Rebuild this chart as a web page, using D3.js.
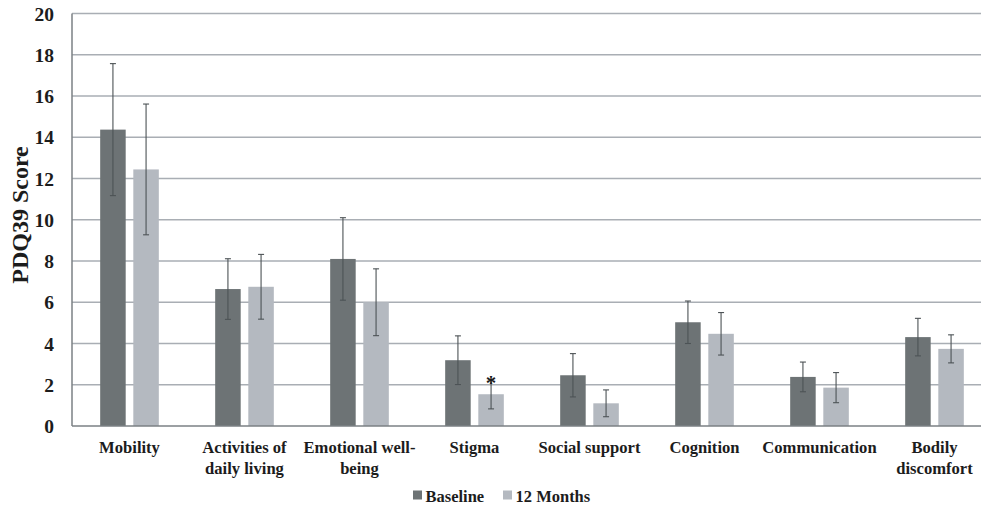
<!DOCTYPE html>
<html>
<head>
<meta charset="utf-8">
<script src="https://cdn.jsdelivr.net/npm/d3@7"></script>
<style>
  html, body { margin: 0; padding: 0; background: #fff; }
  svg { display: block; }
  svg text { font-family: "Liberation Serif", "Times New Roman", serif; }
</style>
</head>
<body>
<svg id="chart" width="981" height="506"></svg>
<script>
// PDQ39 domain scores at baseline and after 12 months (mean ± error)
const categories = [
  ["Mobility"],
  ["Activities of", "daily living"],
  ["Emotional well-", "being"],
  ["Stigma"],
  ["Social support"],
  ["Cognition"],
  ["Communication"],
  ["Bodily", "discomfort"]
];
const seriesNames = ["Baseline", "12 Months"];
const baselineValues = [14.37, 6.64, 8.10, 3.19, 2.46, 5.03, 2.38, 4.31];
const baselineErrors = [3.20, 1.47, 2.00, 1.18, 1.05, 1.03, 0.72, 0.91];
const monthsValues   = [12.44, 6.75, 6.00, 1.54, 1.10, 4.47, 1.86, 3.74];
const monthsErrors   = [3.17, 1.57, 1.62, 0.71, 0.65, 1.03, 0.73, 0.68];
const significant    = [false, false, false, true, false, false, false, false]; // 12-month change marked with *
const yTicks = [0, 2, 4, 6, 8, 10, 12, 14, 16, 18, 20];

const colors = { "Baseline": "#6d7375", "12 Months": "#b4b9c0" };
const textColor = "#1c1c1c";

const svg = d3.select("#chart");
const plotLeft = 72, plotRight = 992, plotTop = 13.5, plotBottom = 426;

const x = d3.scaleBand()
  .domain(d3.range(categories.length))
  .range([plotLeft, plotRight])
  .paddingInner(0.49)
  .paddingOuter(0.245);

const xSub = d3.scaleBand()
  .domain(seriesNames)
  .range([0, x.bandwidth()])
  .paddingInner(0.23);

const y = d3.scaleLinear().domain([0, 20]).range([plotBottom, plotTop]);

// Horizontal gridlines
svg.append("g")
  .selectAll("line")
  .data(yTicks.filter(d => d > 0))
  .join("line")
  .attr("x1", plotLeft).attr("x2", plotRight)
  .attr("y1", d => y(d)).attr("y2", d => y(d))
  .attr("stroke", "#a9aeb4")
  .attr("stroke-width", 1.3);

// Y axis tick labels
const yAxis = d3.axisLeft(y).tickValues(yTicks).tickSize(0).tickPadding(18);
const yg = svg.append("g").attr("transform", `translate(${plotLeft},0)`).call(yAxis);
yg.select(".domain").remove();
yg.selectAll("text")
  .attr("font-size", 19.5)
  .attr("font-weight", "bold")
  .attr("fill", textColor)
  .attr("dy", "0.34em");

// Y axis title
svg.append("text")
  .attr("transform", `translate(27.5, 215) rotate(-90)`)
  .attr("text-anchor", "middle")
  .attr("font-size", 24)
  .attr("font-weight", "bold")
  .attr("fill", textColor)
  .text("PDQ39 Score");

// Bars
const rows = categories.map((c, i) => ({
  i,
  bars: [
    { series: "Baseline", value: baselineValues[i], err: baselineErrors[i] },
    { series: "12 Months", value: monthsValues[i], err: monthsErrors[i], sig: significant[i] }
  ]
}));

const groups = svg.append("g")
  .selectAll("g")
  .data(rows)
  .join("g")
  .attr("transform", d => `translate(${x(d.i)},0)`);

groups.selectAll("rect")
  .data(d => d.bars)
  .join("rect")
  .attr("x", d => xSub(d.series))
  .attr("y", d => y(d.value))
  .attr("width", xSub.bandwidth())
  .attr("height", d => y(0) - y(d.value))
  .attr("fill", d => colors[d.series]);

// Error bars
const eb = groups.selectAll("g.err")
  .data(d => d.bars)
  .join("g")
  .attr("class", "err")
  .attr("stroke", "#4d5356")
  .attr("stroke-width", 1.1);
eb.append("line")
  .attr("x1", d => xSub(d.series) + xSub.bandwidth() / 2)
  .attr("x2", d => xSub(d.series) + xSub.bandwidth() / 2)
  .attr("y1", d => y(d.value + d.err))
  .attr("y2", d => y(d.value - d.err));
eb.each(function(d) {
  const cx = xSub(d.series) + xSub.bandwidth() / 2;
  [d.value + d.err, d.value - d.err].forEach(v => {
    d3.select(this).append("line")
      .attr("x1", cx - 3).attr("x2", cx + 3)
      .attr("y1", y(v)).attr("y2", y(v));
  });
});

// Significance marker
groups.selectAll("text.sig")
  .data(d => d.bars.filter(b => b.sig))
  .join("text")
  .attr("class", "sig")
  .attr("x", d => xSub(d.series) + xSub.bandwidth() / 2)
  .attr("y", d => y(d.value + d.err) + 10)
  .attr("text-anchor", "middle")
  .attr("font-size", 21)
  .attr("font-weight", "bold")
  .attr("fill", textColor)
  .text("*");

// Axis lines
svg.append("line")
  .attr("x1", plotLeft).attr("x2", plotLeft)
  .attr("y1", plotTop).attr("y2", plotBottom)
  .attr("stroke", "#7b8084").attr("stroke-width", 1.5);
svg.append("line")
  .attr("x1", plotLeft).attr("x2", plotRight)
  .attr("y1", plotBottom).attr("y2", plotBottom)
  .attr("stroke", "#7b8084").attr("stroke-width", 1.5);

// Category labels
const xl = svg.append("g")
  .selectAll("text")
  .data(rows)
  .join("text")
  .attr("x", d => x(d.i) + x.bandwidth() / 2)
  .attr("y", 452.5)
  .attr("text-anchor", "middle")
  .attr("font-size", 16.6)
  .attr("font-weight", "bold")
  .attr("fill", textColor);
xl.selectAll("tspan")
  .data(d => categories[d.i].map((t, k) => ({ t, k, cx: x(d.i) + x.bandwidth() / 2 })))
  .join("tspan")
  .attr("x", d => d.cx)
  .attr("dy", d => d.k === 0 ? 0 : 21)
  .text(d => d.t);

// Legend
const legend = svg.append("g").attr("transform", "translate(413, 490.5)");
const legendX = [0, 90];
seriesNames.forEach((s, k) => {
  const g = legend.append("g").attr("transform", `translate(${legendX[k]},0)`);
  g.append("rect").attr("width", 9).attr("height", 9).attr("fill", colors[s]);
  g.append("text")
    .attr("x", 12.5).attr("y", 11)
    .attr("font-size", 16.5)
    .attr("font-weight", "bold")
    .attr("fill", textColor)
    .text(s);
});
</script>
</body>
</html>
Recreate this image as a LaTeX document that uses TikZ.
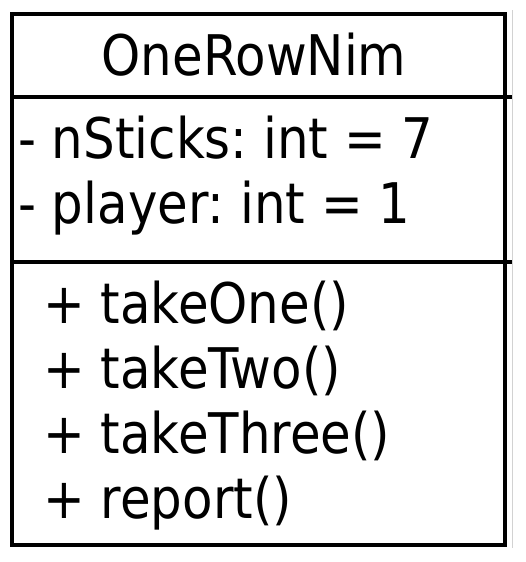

══════════════════════════════

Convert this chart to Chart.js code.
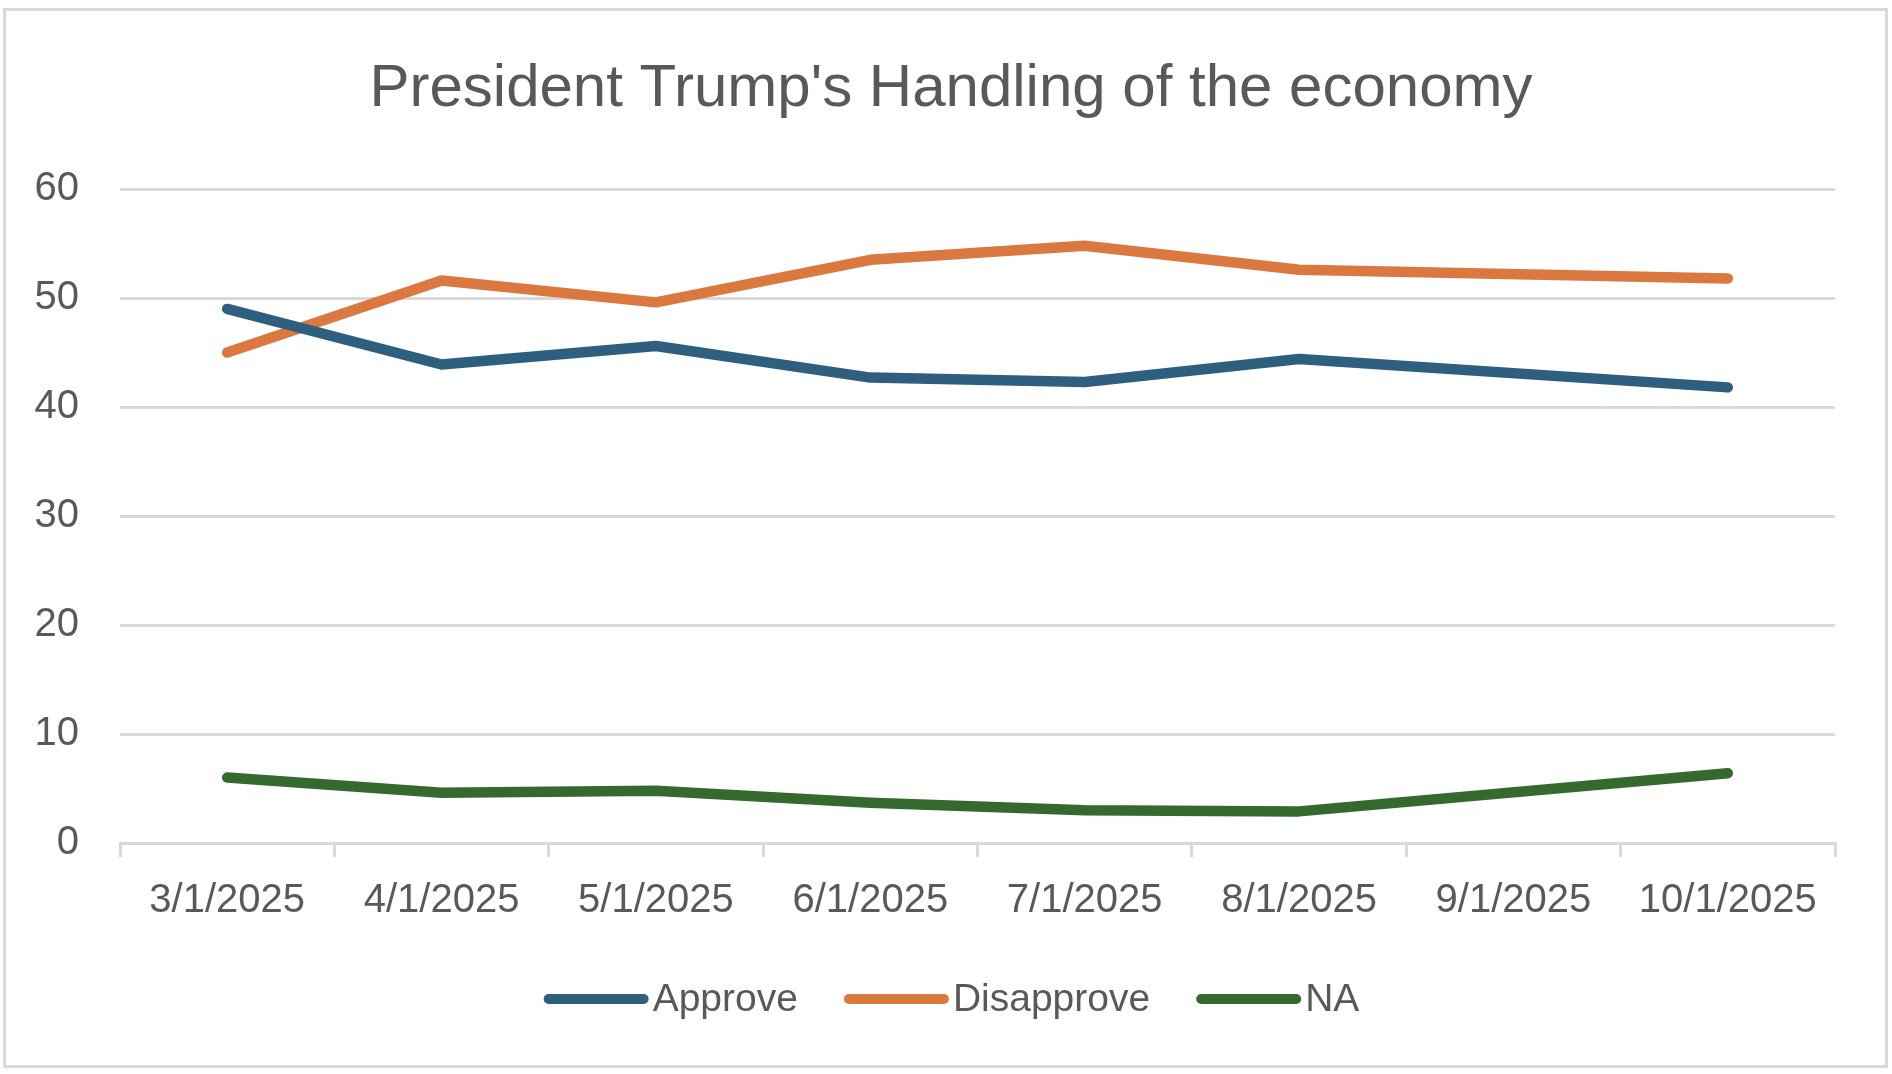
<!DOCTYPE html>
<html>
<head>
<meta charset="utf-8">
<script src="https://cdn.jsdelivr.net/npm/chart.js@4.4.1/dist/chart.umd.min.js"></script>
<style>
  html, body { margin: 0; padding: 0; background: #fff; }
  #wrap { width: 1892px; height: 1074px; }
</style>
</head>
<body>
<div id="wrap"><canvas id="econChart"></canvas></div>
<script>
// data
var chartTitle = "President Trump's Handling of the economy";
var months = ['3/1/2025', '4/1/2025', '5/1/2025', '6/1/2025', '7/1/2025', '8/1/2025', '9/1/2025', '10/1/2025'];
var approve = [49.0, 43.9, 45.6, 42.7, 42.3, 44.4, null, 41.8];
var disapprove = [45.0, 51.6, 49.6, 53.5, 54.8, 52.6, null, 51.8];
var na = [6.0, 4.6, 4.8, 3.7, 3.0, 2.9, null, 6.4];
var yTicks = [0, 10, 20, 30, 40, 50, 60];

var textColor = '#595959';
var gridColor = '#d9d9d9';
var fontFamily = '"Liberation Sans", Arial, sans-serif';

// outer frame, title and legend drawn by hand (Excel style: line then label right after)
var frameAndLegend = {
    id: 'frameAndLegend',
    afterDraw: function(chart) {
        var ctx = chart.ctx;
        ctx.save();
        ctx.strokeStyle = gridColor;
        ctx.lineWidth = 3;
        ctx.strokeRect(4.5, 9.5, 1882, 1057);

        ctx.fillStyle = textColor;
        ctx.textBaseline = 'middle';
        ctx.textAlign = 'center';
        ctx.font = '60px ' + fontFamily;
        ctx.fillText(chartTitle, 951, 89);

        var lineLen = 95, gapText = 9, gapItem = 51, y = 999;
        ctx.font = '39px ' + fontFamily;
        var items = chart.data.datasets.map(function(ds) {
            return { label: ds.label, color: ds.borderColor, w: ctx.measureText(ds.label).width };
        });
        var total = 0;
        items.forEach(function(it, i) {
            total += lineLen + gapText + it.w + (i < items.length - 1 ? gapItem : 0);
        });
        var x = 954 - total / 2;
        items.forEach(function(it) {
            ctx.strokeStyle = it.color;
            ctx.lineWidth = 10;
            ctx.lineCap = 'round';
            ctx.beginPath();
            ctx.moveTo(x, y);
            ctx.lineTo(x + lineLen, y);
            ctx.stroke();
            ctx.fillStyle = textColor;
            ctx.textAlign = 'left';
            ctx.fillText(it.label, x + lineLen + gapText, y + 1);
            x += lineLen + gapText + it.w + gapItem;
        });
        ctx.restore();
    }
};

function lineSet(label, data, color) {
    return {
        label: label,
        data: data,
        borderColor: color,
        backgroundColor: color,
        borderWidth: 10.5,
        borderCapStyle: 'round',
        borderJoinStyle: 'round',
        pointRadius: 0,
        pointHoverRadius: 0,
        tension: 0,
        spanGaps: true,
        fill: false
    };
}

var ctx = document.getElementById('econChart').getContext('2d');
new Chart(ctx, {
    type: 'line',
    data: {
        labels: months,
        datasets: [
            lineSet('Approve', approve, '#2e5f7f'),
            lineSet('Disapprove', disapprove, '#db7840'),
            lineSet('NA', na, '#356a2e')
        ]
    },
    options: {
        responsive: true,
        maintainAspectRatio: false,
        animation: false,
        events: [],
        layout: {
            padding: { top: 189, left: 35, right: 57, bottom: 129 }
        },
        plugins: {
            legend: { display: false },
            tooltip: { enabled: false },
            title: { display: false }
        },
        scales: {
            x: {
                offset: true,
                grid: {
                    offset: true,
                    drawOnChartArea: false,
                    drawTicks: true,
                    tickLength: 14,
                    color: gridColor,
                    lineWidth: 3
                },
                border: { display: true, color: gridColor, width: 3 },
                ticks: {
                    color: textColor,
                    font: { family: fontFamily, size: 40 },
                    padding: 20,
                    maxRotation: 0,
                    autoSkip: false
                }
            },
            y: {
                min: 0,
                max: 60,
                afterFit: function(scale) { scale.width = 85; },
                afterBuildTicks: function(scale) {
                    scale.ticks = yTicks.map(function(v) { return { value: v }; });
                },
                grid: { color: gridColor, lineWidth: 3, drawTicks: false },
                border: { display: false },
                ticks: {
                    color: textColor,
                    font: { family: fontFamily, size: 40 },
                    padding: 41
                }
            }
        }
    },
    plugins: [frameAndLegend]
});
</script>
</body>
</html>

══════════════════════════════

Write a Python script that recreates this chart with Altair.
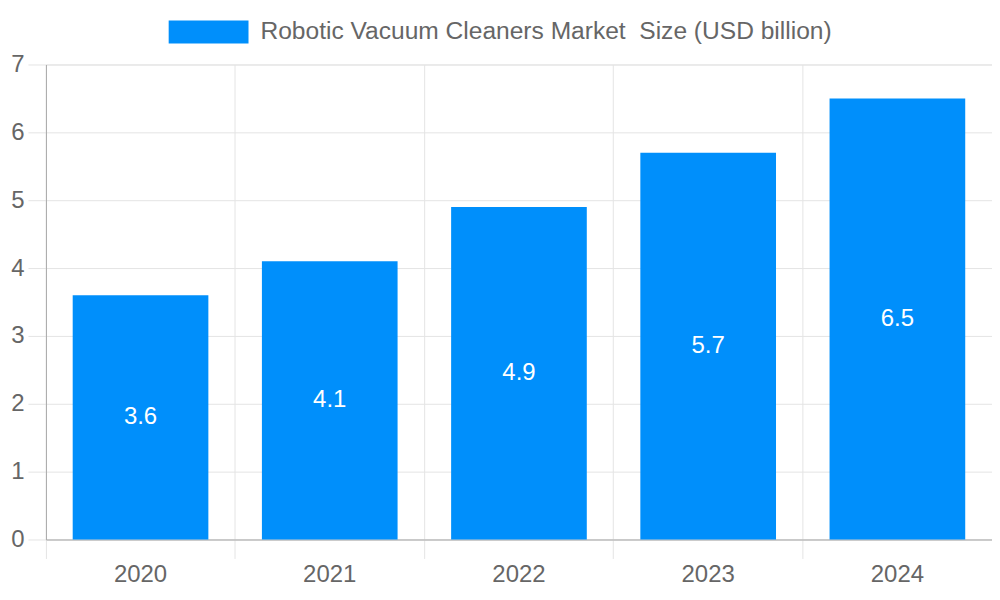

══════════════════════════════

> **What is being asked**
All lines above starting at the one with "Rebuild this chart" and ending at the one with "d3.scaleLinear().domain([0, 20]).range([plotBottom, plotTop]);", inclusive, are to be printed again exactly, with the pictures left out.

> **In response**
Rebuild this chart as a web page, using D3.js.
<!DOCTYPE html>
<html>
<head>
<meta charset="utf-8">
<script src="https://cdn.jsdelivr.net/npm/d3@7"></script>
<style>
  html, body { margin: 0; padding: 0; background: #fff; }
  svg { display: block; }
  svg text { font-family: "Liberation Serif", "Times New Roman", serif; }
</style>
</head>
<body>
<svg id="chart" width="981" height="506"></svg>
<script>
// PDQ39 domain scores at baseline and after 12 months (mean ± error)
const categories = [
  ["Mobility"],
  ["Activities of", "daily living"],
  ["Emotional well-", "being"],
  ["Stigma"],
  ["Social support"],
  ["Cognition"],
  ["Communication"],
  ["Bodily", "discomfort"]
];
const seriesNames = ["Baseline", "12 Months"];
const baselineValues = [14.37, 6.64, 8.10, 3.19, 2.46, 5.03, 2.38, 4.31];
const baselineErrors = [3.20, 1.47, 2.00, 1.18, 1.05, 1.03, 0.72, 0.91];
const monthsValues   = [12.44, 6.75, 6.00, 1.54, 1.10, 4.47, 1.86, 3.74];
const monthsErrors   = [3.17, 1.57, 1.62, 0.71, 0.65, 1.03, 0.73, 0.68];
const significant    = [false, false, false, true, false, false, false, false]; // 12-month change marked with *
const yTicks = [0, 2, 4, 6, 8, 10, 12, 14, 16, 18, 20];

const colors = { "Baseline": "#6d7375", "12 Months": "#b4b9c0" };
const textColor = "#1c1c1c";

const svg = d3.select("#chart");
const plotLeft = 72, plotRight = 992, plotTop = 13.5, plotBottom = 426;

const x = d3.scaleBand()
  .domain(d3.range(categories.length))
  .range([plotLeft, plotRight])
  .paddingInner(0.49)
  .paddingOuter(0.245);

const xSub = d3.scaleBand()
  .domain(seriesNames)
  .range([0, x.bandwidth()])
  .paddingInner(0.23);

const y = d3.scaleLinear().domain([0, 20]).range([plotBottom, plotTop]);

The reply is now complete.